§ **STATED EXERCISE**: Restate all the material verbatim, except for the pictures.

§ **DATASET CONTENT**:
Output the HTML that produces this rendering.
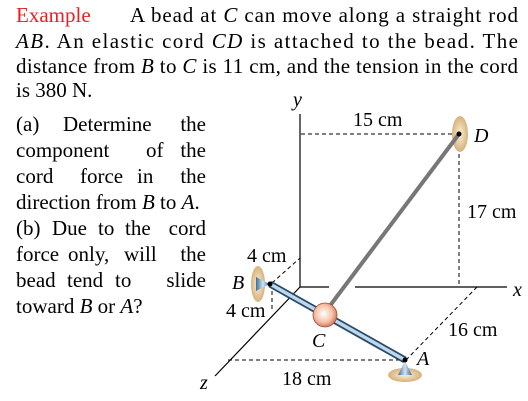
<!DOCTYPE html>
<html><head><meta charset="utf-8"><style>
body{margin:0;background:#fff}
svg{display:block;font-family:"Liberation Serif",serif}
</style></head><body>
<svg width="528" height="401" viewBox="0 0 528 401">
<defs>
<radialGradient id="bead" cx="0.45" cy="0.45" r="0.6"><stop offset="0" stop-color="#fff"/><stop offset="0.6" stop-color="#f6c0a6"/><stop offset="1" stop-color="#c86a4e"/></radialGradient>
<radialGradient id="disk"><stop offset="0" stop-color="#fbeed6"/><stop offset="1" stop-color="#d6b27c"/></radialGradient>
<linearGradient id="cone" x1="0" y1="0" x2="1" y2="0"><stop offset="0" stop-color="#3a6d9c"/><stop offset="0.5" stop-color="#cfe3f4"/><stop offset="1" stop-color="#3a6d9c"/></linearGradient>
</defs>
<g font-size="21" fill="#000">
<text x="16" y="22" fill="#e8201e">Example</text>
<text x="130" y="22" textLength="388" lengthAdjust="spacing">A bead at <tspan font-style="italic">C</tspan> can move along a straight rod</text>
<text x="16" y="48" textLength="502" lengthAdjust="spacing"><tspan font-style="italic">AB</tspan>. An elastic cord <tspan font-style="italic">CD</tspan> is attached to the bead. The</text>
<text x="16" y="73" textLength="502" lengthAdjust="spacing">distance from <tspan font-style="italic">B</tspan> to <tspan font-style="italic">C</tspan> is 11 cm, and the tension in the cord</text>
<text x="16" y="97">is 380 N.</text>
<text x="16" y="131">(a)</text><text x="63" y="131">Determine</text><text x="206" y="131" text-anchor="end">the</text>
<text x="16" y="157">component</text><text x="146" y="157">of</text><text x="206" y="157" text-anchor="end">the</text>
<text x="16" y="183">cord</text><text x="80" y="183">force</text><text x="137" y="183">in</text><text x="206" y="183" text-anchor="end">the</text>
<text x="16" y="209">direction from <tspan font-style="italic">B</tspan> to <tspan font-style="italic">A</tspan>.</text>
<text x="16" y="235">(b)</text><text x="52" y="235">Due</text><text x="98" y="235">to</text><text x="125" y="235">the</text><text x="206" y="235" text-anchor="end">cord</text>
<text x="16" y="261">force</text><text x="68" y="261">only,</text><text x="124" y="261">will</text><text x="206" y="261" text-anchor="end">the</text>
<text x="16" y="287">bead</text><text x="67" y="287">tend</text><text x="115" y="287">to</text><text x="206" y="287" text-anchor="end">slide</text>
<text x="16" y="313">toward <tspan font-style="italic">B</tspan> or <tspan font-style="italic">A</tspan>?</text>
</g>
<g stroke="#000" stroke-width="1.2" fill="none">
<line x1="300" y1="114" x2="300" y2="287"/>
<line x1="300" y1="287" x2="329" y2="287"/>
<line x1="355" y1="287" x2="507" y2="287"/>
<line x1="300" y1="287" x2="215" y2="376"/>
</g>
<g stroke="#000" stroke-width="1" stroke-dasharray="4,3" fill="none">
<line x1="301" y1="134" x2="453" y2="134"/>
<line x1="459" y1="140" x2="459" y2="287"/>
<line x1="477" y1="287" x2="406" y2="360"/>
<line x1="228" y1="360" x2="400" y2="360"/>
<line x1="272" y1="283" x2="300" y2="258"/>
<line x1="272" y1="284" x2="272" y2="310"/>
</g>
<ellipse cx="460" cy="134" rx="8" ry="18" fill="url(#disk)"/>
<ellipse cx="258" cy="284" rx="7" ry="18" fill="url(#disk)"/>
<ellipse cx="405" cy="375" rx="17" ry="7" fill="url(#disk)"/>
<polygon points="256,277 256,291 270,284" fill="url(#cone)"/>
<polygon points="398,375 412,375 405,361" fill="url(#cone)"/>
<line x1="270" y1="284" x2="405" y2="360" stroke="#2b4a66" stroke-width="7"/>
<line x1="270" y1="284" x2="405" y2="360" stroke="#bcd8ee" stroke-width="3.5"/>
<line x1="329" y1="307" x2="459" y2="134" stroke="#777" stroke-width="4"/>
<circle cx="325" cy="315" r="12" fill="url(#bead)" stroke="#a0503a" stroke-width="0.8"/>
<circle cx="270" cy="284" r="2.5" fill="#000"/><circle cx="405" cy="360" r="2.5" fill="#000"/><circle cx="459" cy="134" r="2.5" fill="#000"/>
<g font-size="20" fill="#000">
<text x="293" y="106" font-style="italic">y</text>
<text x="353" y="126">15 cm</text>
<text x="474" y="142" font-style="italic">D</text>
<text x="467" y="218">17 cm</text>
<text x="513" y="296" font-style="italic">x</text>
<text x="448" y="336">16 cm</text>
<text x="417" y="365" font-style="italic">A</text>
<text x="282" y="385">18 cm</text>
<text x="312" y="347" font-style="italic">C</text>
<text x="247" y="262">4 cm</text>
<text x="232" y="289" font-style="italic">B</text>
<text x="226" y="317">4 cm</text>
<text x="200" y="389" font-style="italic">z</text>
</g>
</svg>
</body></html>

§ **WRITTEN RESPONSE**:
Output the HTML that produces this rendering.
<!DOCTYPE html>
<html><head><meta charset="utf-8"><style>
body{margin:0;background:#fff}
svg{display:block;font-family:"Liberation Serif",serif}
</style></head><body>
<svg width="528" height="401" viewBox="0 0 528 401">
<defs>
<radialGradient id="bead" cx="0.45" cy="0.45" r="0.6"><stop offset="0" stop-color="#fff"/><stop offset="0.6" stop-color="#f6c0a6"/><stop offset="1" stop-color="#c86a4e"/></radialGradient>
<radialGradient id="disk"><stop offset="0" stop-color="#fbeed6"/><stop offset="1" stop-color="#d6b27c"/></radialGradient>
<linearGradient id="cone" x1="0" y1="0" x2="1" y2="0"><stop offset="0" stop-color="#3a6d9c"/><stop offset="0.5" stop-color="#cfe3f4"/><stop offset="1" stop-color="#3a6d9c"/></linearGradient>
</defs>
<g font-size="21" fill="#000">
<text x="16" y="22" fill="#e8201e">Example</text>
<text x="130" y="22" textLength="388" lengthAdjust="spacing">A bead at <tspan font-style="italic">C</tspan> can move along a straight rod</text>
<text x="16" y="48" textLength="502" lengthAdjust="spacing"><tspan font-style="italic">AB</tspan>. An elastic cord <tspan font-style="italic">CD</tspan> is attached to the bead. The</text>
<text x="16" y="73" textLength="502" lengthAdjust="spacing">distance from <tspan font-style="italic">B</tspan> to <tspan font-style="italic">C</tspan> is 11 cm, and the tension in the cord</text>
<text x="16" y="97">is 380 N.</text>
<text x="16" y="131">(a)</text><text x="63" y="131">Determine</text><text x="206" y="131" text-anchor="end">the</text>
<text x="16" y="157">component</text><text x="146" y="157">of</text><text x="206" y="157" text-anchor="end">the</text>
<text x="16" y="183">cord</text><text x="80" y="183">force</text><text x="137" y="183">in</text><text x="206" y="183" text-anchor="end">the</text>
<text x="16" y="209">direction from <tspan font-style="italic">B</tspan> to <tspan font-style="italic">A</tspan>.</text>
<text x="16" y="235">(b)</text><text x="52" y="235">Due</text><text x="98" y="235">to</text><text x="125" y="235">the</text><text x="206" y="235" text-anchor="end">cord</text>
<text x="16" y="261">force</text><text x="68" y="261">only,</text><text x="124" y="261">will</text><text x="206" y="261" text-anchor="end">the</text>
<text x="16" y="287">bead</text><text x="67" y="287">tend</text><text x="115" y="287">to</text><text x="206" y="287" text-anchor="end">slide</text>
<text x="16" y="313">toward <tspan font-style="italic">B</tspan> or <tspan font-style="italic">A</tspan>?</text>
</g>
<g stroke="#000" stroke-width="1.2" fill="none">
<line x1="300" y1="114" x2="300" y2="287"/>
<line x1="300" y1="287" x2="329" y2="287"/>
<line x1="355" y1="287" x2="507" y2="287"/>
<line x1="300" y1="287" x2="215" y2="376"/>
</g>
<g stroke="#000" stroke-width="1" stroke-dasharray="4,3" fill="none">
<line x1="301" y1="134" x2="453" y2="134"/>
<line x1="459" y1="140" x2="459" y2="287"/>
<line x1="477" y1="287" x2="406" y2="360"/>
<line x1="228" y1="360" x2="400" y2="360"/>
<line x1="272" y1="283" x2="300" y2="258"/>
<line x1="272" y1="284" x2="272" y2="310"/>
</g>
<ellipse cx="460" cy="134" rx="8" ry="18" fill="url(#disk)"/>
<ellipse cx="258" cy="284" rx="7" ry="18" fill="url(#disk)"/>
<ellipse cx="405" cy="375" rx="17" ry="7" fill="url(#disk)"/>
<polygon points="256,277 256,291 270,284" fill="url(#cone)"/>
<polygon points="398,375 412,375 405,361" fill="url(#cone)"/>
<line x1="270" y1="284" x2="405" y2="360" stroke="#2b4a66" stroke-width="7"/>
<line x1="270" y1="284" x2="405" y2="360" stroke="#bcd8ee" stroke-width="3.5"/>
<line x1="329" y1="307" x2="459" y2="134" stroke="#777" stroke-width="4"/>
<circle cx="325" cy="315" r="12" fill="url(#bead)" stroke="#a0503a" stroke-width="0.8"/>
<circle cx="270" cy="284" r="2.5" fill="#000"/><circle cx="405" cy="360" r="2.5" fill="#000"/><circle cx="459" cy="134" r="2.5" fill="#000"/>
<g font-size="20" fill="#000">
<text x="293" y="106" font-style="italic">y</text>
<text x="353" y="126">15 cm</text>
<text x="474" y="142" font-style="italic">D</text>
<text x="467" y="218">17 cm</text>
<text x="513" y="296" font-style="italic">x</text>
<text x="448" y="336">16 cm</text>
<text x="417" y="365" font-style="italic">A</text>
<text x="282" y="385">18 cm</text>
<text x="312" y="347" font-style="italic">C</text>
<text x="247" y="262">4 cm</text>
<text x="232" y="289" font-style="italic">B</text>
<text x="226" y="317">4 cm</text>
<text x="200" y="389" font-style="italic">z</text>
</g>
</svg>
</body></html>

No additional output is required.